Crying fire in a crowded school



Fire alarms have become a routine part of attending school on the John F. Kennedy Campus, dictating schedules to a degree that rivals class bells, students say.

Siren wails have interrupted class at least once a week, often more, during the first two-and-a-half months of school. Students say after they rush out the first or fourth floor entrances it takes at least 25 minutes for school security agents to direct the 3,029 campus body through metal detectors. Those at the end of the line often go home, leaving a dent in some of the eight JFK Campus schools’ classrooms. 

“They do it to skip class, but now they’re actually starting fires.

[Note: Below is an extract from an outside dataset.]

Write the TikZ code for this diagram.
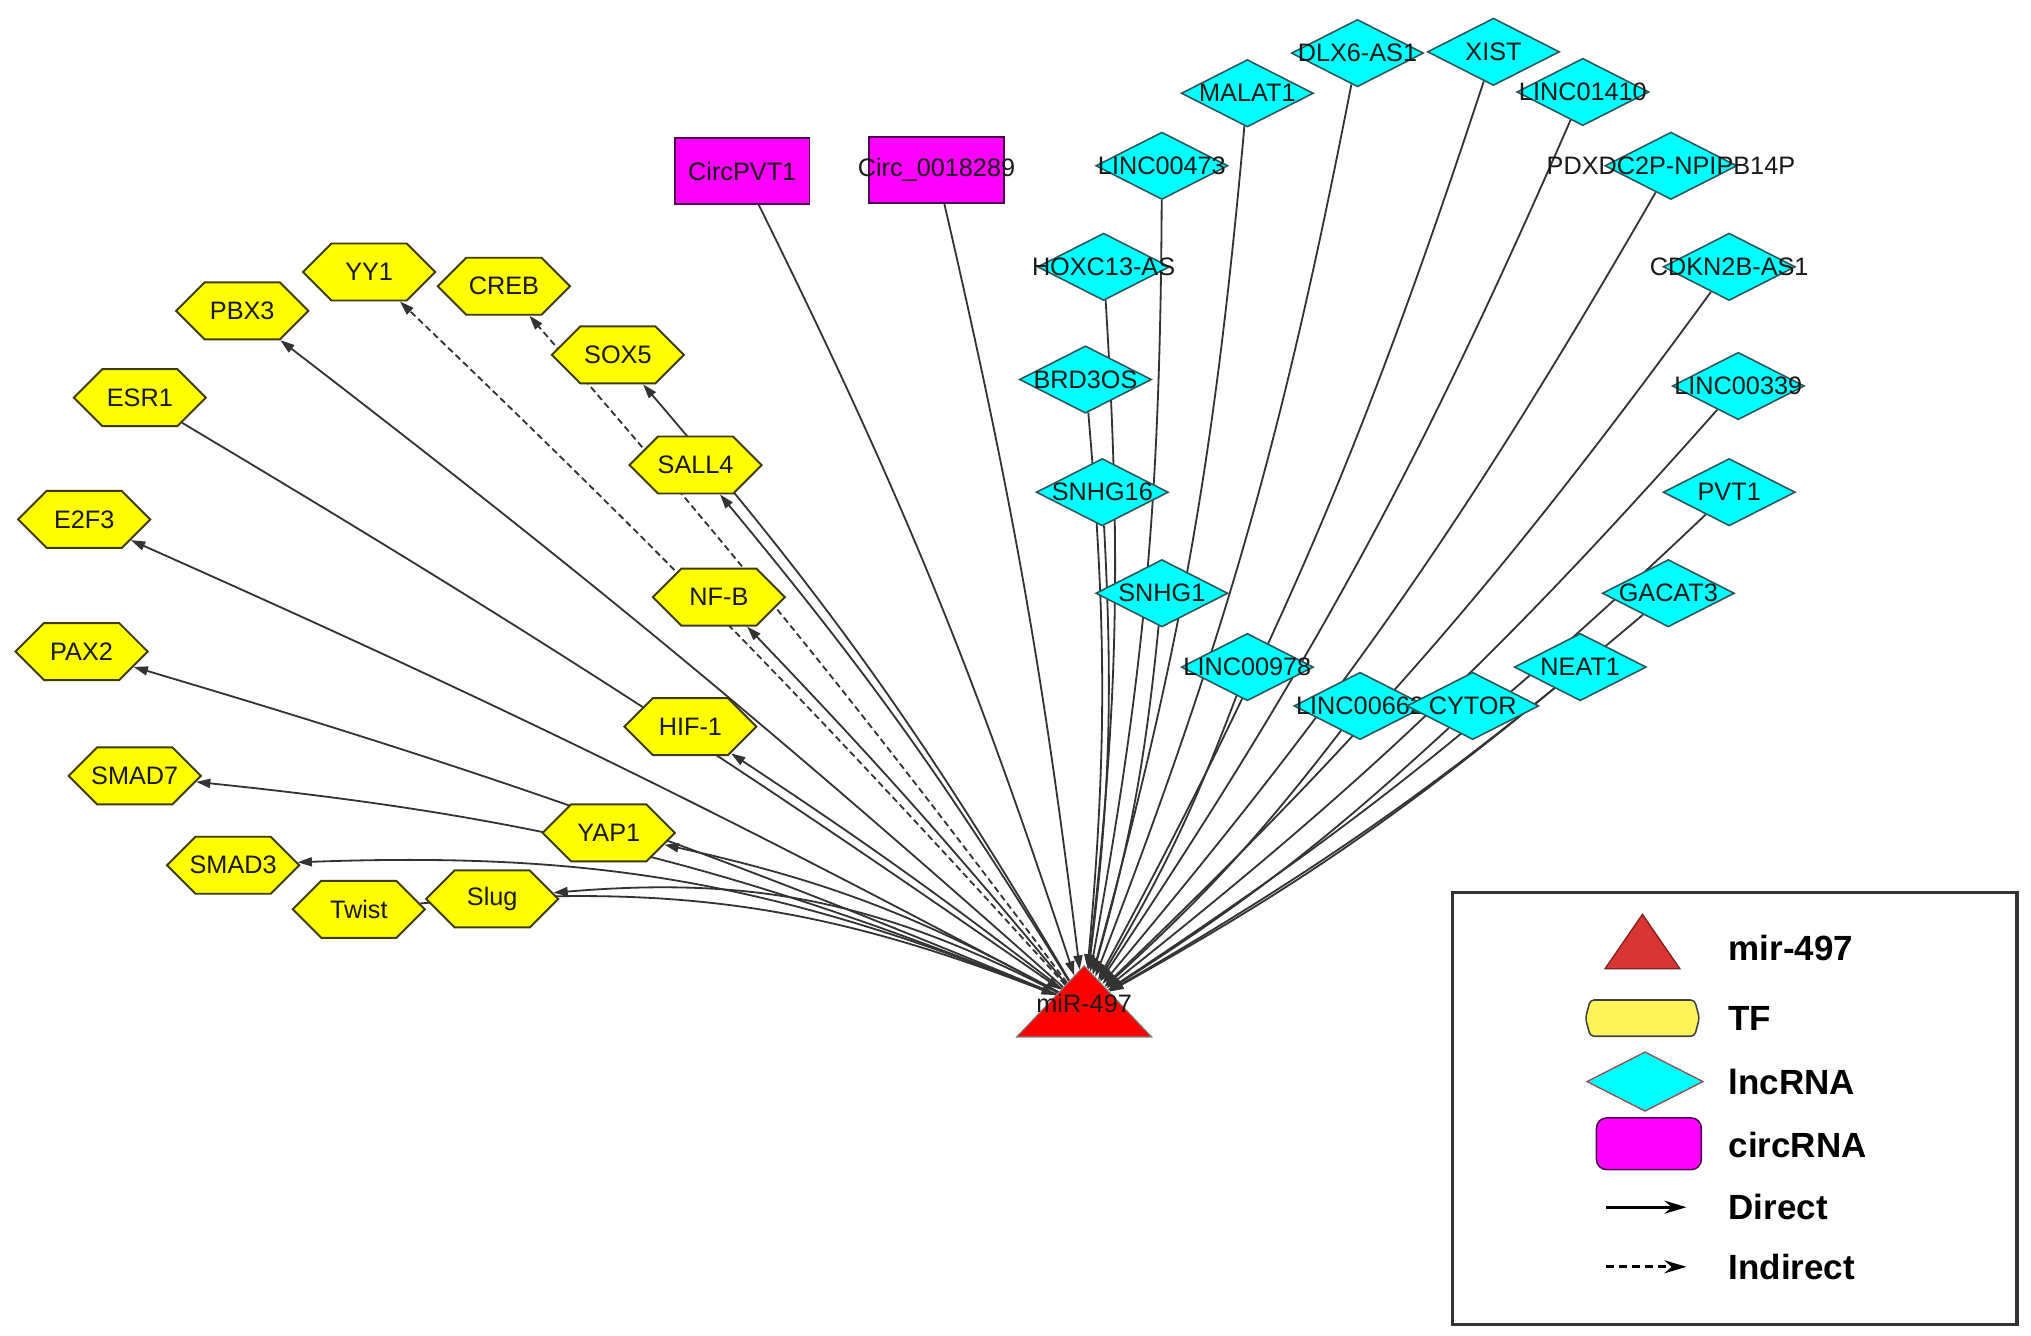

They were lighting toilet paper on fire,” said Joshua Santos, a junior at Bronx Engineering and Technology Academy. “It’s getting annoying.”

Though the FDNY said it’s still investigating what sparked a “small rubbish fire” in a fourth floor bathroom of JFK on Oct. 23, students say the blaze was intentionally set. A school security agent arrested a 16-year-old student on Oct. 25 after she was seen yanking the levy of a fire alarm, the 50th Precinct said. She was charged with reckless endangerment.

“It’s always a big catastrophe –– people pushing and everything. Say it happens last period, I have a gym and it drops to 10 to 15 students,” said Melanie Sabino, a sophomore at BETA, who says she hopes the alarm doesn’t go off during Algebra again since it’s her hardest subject.

Dihara Jourdain, a freshman at Bronx High School of Law and Finance, said the alarm no longer fazes her.

“We have to go out. But we know they’re pulling it, so we don’t care anymore,” she said.

Lisa Luft, principal of John F. Kennedy High School, said not all of the alarms were accidental. She noted the alarms went off during the bathroom blaze and when an escalator started smoking. Beginning this fall, the DOE has required the JFK Campus to rescan all students after evacuations, which Ms. Luft said has led to longer waits when the school holds fire drills.